■ Work to complete: Leave out every picture. Copy exactly the lines from the one holding "Reproduce this chart with Apache ECharts." through the one holding "const barColor = '#3aa5c0';".

■ Supplied data:
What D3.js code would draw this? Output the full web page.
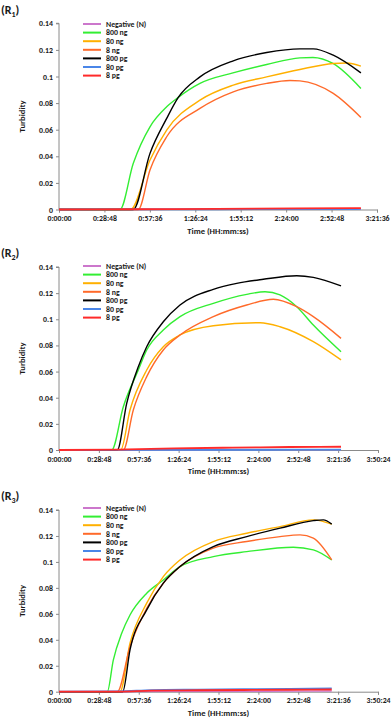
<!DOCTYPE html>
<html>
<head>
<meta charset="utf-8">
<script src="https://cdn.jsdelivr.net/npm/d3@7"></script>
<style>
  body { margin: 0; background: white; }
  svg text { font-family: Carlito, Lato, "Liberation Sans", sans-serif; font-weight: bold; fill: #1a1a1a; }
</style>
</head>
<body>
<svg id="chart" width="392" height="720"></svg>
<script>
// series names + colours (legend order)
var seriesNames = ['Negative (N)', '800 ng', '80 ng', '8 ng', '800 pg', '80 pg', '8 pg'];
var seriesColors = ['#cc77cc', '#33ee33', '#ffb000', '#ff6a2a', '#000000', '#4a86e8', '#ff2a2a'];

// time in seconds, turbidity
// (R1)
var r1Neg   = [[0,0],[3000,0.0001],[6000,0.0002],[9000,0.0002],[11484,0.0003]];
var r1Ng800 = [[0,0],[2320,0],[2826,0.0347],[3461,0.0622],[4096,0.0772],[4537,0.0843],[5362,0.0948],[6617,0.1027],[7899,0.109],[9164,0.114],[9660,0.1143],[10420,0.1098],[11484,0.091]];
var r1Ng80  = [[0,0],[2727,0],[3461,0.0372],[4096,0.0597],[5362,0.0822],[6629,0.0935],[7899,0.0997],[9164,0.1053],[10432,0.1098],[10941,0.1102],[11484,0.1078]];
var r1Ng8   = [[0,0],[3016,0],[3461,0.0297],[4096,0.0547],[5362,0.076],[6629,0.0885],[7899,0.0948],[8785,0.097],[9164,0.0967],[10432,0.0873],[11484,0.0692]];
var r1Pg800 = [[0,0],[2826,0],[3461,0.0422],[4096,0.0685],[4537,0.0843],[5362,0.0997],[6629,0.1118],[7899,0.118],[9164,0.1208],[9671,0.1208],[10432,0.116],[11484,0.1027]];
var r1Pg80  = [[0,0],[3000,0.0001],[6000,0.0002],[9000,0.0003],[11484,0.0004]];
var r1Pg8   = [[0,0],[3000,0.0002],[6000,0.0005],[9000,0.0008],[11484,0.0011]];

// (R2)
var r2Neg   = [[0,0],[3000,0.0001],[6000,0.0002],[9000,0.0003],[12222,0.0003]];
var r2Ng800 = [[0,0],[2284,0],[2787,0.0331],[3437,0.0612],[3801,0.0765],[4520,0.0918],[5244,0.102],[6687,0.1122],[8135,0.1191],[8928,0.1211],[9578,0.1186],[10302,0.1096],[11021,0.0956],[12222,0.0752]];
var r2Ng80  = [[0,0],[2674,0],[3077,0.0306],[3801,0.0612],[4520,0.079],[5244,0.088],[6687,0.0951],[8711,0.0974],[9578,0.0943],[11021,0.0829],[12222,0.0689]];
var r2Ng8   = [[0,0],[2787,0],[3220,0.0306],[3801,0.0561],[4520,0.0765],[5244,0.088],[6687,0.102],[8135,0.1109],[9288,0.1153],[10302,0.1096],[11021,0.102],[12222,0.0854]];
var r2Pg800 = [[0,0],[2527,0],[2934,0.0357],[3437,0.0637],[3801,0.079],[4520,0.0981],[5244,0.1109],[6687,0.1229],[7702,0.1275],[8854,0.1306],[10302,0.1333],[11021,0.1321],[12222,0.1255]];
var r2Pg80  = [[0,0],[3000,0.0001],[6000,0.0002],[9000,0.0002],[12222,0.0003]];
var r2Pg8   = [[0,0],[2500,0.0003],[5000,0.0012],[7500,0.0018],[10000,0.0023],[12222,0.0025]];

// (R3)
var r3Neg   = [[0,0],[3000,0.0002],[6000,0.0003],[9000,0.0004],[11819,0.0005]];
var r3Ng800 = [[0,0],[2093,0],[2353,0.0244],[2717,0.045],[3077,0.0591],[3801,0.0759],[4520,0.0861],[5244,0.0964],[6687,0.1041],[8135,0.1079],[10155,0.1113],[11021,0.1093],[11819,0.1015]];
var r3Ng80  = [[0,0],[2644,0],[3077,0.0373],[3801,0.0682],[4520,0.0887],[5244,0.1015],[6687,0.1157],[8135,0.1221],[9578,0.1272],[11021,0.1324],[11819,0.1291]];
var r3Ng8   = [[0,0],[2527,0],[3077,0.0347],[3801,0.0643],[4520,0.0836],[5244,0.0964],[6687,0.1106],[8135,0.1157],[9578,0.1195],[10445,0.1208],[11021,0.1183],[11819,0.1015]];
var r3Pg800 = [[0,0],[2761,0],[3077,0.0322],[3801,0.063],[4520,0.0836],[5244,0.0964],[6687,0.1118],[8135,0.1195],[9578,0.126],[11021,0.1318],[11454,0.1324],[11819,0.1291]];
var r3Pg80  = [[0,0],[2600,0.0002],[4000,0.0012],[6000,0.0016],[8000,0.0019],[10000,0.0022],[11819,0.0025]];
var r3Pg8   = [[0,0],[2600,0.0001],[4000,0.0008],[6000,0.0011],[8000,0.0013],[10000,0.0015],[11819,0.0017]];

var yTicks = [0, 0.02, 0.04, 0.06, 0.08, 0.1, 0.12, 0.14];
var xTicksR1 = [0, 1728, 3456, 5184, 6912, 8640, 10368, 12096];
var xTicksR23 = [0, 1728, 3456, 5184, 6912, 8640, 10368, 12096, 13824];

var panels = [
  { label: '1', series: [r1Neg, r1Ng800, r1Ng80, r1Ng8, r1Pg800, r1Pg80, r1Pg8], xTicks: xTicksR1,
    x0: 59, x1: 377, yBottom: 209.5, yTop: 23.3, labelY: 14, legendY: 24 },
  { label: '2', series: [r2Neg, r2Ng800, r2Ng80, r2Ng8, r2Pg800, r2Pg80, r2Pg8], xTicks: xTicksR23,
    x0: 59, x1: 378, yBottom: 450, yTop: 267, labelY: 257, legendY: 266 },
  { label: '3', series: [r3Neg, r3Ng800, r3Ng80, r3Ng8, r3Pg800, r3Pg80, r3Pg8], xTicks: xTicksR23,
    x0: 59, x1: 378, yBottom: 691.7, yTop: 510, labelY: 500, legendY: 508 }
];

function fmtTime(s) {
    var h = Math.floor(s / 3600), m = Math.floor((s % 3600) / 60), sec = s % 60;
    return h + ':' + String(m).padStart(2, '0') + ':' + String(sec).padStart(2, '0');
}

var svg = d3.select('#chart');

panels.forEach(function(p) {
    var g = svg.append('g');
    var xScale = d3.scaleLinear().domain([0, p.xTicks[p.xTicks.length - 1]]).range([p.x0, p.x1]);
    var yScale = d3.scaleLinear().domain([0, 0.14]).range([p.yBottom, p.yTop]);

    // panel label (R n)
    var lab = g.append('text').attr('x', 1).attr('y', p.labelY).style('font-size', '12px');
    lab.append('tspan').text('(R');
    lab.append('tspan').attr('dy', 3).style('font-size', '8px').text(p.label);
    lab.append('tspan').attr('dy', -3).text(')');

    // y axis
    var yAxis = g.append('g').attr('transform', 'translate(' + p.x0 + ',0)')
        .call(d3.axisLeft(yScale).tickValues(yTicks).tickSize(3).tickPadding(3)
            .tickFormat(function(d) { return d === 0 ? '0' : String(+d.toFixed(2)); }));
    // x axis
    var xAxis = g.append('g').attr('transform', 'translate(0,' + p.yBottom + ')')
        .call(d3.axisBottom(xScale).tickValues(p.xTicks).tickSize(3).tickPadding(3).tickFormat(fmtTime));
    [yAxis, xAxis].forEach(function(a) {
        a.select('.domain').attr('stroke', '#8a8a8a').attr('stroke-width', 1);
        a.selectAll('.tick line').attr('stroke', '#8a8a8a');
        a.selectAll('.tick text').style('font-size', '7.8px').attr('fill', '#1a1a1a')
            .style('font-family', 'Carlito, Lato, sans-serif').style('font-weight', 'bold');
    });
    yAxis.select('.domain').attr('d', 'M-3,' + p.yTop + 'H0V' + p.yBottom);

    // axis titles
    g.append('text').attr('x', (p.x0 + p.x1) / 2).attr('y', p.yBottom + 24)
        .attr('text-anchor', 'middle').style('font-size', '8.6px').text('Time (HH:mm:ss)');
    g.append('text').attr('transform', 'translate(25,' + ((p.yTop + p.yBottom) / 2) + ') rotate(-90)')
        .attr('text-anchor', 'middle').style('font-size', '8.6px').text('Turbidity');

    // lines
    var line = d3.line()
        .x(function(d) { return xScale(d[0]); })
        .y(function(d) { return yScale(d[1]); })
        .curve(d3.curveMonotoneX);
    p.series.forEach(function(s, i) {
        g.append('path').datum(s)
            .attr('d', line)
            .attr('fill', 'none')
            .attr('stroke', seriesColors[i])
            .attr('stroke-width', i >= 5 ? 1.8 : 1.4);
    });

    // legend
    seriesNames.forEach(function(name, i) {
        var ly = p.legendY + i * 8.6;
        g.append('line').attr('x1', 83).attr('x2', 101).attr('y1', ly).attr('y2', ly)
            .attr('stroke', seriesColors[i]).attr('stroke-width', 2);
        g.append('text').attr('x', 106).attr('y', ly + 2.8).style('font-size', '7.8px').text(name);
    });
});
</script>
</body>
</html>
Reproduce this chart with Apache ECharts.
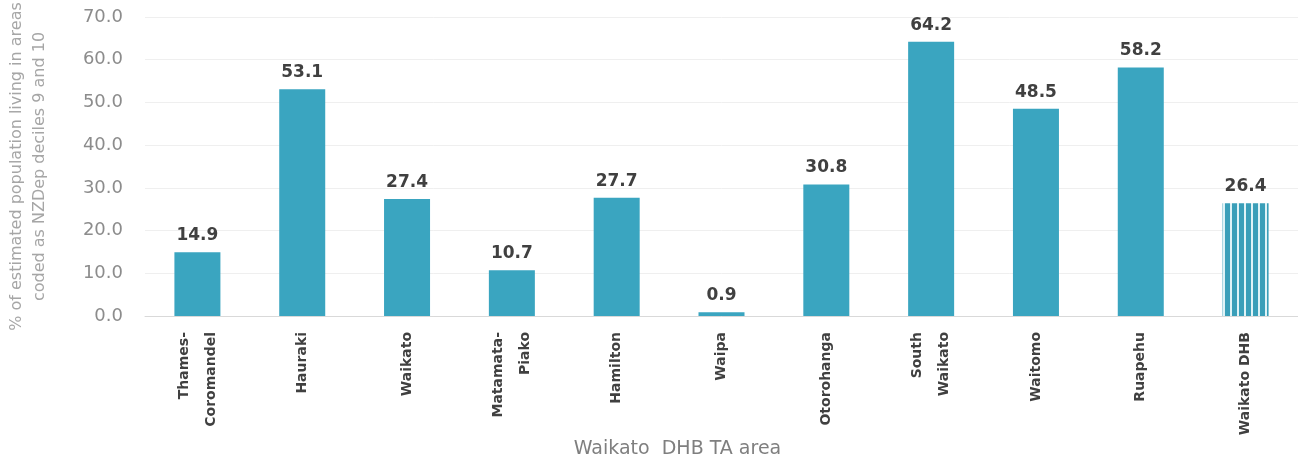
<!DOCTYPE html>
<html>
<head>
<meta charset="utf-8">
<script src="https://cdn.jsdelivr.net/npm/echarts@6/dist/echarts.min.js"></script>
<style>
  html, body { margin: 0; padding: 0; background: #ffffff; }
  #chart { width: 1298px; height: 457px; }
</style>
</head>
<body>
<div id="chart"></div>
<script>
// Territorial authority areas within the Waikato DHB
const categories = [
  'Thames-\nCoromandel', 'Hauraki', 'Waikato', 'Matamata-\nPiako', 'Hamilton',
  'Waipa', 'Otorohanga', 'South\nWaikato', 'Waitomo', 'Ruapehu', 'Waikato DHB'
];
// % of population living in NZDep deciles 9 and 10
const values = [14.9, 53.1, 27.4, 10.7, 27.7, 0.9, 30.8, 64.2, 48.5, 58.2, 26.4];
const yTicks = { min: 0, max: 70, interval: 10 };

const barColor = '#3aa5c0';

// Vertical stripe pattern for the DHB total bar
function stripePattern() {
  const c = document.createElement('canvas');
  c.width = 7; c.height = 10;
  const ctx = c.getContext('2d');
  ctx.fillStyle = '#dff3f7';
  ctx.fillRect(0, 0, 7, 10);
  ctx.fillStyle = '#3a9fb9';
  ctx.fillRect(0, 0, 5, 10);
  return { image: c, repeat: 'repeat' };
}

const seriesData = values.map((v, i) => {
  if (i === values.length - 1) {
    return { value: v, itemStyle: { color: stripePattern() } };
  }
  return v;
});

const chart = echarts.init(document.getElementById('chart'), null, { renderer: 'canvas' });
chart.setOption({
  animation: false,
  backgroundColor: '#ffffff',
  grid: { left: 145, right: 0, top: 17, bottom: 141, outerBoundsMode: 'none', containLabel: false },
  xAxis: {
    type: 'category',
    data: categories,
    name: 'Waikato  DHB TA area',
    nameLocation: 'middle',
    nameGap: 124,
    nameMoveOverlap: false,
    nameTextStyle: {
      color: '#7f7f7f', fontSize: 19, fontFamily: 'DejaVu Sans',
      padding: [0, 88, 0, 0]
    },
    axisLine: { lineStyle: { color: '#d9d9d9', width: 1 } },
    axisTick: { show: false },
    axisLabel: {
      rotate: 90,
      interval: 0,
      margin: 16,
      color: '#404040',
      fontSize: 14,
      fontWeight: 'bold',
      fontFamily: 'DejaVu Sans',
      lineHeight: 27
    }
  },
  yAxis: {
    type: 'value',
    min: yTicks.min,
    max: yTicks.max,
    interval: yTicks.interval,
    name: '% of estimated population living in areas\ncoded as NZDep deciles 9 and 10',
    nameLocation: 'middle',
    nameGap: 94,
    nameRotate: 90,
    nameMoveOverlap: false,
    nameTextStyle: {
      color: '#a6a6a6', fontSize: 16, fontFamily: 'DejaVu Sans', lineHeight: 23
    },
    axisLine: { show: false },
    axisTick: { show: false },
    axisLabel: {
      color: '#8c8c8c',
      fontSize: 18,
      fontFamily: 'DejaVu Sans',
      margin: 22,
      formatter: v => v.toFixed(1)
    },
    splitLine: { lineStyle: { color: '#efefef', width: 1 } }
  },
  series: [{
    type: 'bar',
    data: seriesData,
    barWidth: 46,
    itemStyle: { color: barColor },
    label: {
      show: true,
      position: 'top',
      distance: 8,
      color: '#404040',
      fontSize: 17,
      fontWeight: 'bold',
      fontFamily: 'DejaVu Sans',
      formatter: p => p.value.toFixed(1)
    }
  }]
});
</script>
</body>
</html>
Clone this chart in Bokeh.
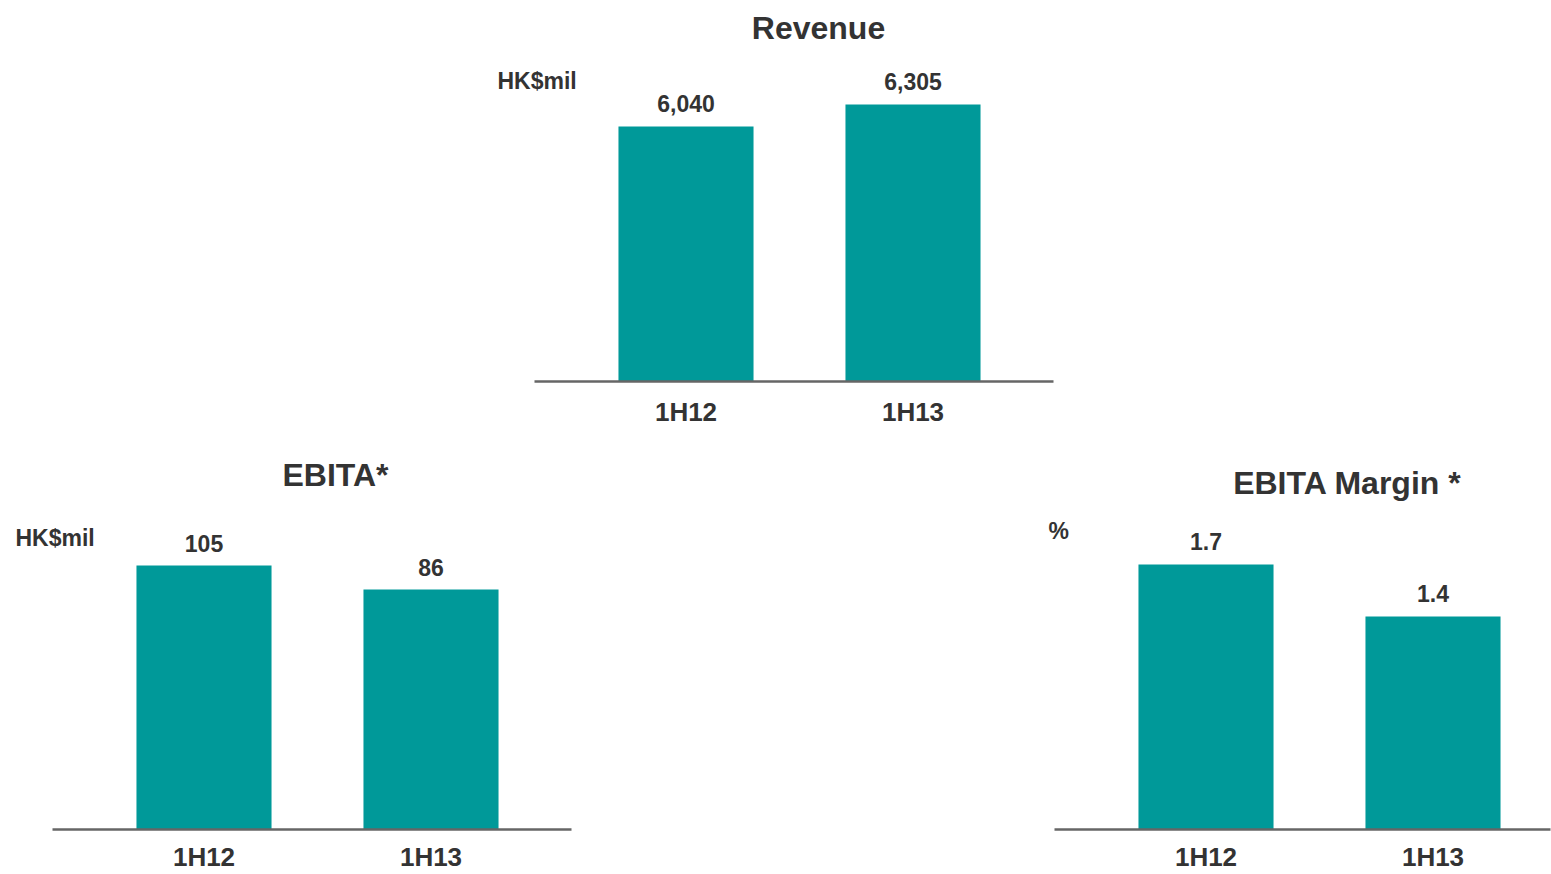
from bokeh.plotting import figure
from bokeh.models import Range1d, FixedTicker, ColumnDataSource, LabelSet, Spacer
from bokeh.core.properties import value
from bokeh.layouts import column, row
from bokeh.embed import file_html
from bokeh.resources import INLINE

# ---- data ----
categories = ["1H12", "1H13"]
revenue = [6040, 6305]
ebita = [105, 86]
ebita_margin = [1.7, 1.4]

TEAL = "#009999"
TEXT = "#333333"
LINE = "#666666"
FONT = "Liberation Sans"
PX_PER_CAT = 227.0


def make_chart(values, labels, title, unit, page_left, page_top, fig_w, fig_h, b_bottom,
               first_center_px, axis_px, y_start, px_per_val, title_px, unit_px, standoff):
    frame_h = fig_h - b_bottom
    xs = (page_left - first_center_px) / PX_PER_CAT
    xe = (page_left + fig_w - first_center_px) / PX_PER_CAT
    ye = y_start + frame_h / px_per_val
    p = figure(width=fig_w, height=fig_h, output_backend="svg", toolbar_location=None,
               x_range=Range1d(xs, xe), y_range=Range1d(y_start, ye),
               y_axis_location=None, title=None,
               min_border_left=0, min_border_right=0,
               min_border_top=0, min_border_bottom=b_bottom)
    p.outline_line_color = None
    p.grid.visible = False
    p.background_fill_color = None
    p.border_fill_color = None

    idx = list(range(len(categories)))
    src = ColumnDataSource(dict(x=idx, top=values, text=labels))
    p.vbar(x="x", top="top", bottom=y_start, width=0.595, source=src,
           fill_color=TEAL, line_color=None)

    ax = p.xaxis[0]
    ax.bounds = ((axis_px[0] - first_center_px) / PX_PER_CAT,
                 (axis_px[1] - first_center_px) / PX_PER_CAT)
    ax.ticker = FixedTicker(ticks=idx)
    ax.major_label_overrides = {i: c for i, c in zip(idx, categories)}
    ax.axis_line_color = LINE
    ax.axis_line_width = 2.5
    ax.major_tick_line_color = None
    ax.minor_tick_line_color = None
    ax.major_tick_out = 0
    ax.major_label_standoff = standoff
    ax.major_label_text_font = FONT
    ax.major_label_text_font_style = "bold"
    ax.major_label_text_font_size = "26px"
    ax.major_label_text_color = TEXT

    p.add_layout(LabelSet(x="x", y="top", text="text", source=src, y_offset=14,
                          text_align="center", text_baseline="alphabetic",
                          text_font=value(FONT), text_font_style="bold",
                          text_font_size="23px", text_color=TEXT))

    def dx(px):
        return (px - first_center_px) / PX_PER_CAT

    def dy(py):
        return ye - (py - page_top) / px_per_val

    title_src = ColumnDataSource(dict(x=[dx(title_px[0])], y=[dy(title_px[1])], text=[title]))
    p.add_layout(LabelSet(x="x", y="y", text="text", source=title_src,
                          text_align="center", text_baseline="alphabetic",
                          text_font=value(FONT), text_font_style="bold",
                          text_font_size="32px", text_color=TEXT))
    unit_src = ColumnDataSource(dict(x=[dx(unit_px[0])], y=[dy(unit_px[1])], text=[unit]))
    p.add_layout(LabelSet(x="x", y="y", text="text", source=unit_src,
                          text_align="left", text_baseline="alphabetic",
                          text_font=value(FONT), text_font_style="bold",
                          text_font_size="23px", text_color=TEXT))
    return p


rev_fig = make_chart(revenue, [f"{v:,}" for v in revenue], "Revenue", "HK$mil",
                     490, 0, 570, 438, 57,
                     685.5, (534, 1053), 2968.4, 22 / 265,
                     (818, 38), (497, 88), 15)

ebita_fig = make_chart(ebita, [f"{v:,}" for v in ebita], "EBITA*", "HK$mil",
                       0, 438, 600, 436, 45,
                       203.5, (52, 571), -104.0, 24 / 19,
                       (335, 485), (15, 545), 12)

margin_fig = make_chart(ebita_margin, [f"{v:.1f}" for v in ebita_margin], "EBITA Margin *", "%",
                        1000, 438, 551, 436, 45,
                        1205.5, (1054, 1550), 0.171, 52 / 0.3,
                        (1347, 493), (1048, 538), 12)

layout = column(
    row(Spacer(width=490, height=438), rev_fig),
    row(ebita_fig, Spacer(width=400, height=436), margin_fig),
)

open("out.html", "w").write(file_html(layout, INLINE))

■ Response to this task:
Reproduce this chart with Apache ECharts.
<!DOCTYPE html>
<html>
<head>
<meta charset="utf-8">
<script src="https://cdn.jsdelivr.net/npm/echarts@6/dist/echarts.min.js"></script>
<style>
  html, body { margin: 0; padding: 0; background: #ffffff; }
  #chart { width: 1298px; height: 457px; }
</style>
</head>
<body>
<div id="chart"></div>
<script>
// Territorial authority areas within the Waikato DHB
const categories = [
  'Thames-\nCoromandel', 'Hauraki', 'Waikato', 'Matamata-\nPiako', 'Hamilton',
  'Waipa', 'Otorohanga', 'South\nWaikato', 'Waitomo', 'Ruapehu', 'Waikato DHB'
];
// % of population living in NZDep deciles 9 and 10
const values = [14.9, 53.1, 27.4, 10.7, 27.7, 0.9, 30.8, 64.2, 48.5, 58.2, 26.4];
const yTicks = { min: 0, max: 70, interval: 10 };

const barColor = '#3aa5c0';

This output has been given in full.